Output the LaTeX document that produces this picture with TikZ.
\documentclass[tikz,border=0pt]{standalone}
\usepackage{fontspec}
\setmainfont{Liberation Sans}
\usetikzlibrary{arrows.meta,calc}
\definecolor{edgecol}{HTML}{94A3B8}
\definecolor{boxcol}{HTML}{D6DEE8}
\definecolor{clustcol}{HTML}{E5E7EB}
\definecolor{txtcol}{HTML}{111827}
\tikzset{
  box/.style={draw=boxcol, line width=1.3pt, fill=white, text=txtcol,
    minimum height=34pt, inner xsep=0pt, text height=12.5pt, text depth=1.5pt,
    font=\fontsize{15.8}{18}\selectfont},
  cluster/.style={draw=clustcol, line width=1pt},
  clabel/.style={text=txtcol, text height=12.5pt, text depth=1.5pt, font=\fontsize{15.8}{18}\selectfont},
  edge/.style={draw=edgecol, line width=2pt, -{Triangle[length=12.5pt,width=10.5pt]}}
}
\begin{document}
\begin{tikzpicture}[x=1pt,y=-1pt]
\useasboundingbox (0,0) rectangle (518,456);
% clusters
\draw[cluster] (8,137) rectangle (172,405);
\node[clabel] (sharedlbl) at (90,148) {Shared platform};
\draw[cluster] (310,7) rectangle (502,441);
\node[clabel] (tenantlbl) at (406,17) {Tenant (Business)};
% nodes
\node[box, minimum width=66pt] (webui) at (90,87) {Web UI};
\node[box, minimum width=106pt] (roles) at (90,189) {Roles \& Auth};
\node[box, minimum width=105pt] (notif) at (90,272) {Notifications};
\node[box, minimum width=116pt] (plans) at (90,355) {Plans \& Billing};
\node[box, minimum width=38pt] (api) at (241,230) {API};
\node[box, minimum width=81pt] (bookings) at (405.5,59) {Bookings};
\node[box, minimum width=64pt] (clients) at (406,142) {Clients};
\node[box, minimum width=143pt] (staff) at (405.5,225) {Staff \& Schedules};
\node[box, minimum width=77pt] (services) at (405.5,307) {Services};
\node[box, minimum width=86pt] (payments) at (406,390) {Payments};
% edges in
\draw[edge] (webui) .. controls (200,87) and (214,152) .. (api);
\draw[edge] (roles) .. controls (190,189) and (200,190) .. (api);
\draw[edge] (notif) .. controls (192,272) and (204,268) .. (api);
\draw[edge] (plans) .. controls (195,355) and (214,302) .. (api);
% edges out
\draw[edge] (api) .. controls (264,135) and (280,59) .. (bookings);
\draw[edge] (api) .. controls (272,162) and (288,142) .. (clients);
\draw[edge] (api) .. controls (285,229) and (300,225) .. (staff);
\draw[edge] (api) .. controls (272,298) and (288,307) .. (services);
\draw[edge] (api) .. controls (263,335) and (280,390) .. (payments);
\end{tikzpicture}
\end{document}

··········

§ The request: Every line above should be retyped exactly as given.

§ Expected answer:
Output the LaTeX document that produces this picture with TikZ.
\documentclass[tikz,border=0pt]{standalone}
\usepackage{fontspec}
\setmainfont{Liberation Sans}
\usetikzlibrary{arrows.meta,calc}
\definecolor{edgecol}{HTML}{94A3B8}
\definecolor{boxcol}{HTML}{D6DEE8}
\definecolor{clustcol}{HTML}{E5E7EB}
\definecolor{txtcol}{HTML}{111827}
\tikzset{
  box/.style={draw=boxcol, line width=1.3pt, fill=white, text=txtcol,
    minimum height=34pt, inner xsep=0pt, text height=12.5pt, text depth=1.5pt,
    font=\fontsize{15.8}{18}\selectfont},
  cluster/.style={draw=clustcol, line width=1pt},
  clabel/.style={text=txtcol, text height=12.5pt, text depth=1.5pt, font=\fontsize{15.8}{18}\selectfont},
  edge/.style={draw=edgecol, line width=2pt, -{Triangle[length=12.5pt,width=10.5pt]}}
}
\begin{document}
\begin{tikzpicture}[x=1pt,y=-1pt]
\useasboundingbox (0,0) rectangle (518,456);
% clusters
\draw[cluster] (8,137) rectangle (172,405);
\node[clabel] (sharedlbl) at (90,148) {Shared platform};
\draw[cluster] (310,7) rectangle (502,441);
\node[clabel] (tenantlbl) at (406,17) {Tenant (Business)};
% nodes
\node[box, minimum width=66pt] (webui) at (90,87) {Web UI};
\node[box, minimum width=106pt] (roles) at (90,189) {Roles \& Auth};
\node[box, minimum width=105pt] (notif) at (90,272) {Notifications};
\node[box, minimum width=116pt] (plans) at (90,355) {Plans \& Billing};
\node[box, minimum width=38pt] (api) at (241,230) {API};
\node[box, minimum width=81pt] (bookings) at (405.5,59) {Bookings};
\node[box, minimum width=64pt] (clients) at (406,142) {Clients};
\node[box, minimum width=143pt] (staff) at (405.5,225) {Staff \& Schedules};
\node[box, minimum width=77pt] (services) at (405.5,307) {Services};
\node[box, minimum width=86pt] (payments) at (406,390) {Payments};
% edges in
\draw[edge] (webui) .. controls (200,87) and (214,152) .. (api);
\draw[edge] (roles) .. controls (190,189) and (200,190) .. (api);
\draw[edge] (notif) .. controls (192,272) and (204,268) .. (api);
\draw[edge] (plans) .. controls (195,355) and (214,302) .. (api);
% edges out
\draw[edge] (api) .. controls (264,135) and (280,59) .. (bookings);
\draw[edge] (api) .. controls (272,162) and (288,142) .. (clients);
\draw[edge] (api) .. controls (285,229) and (300,225) .. (staff);
\draw[edge] (api) .. controls (272,298) and (288,307) .. (services);
\draw[edge] (api) .. controls (263,335) and (280,390) .. (payments);
\end{tikzpicture}
\end{document}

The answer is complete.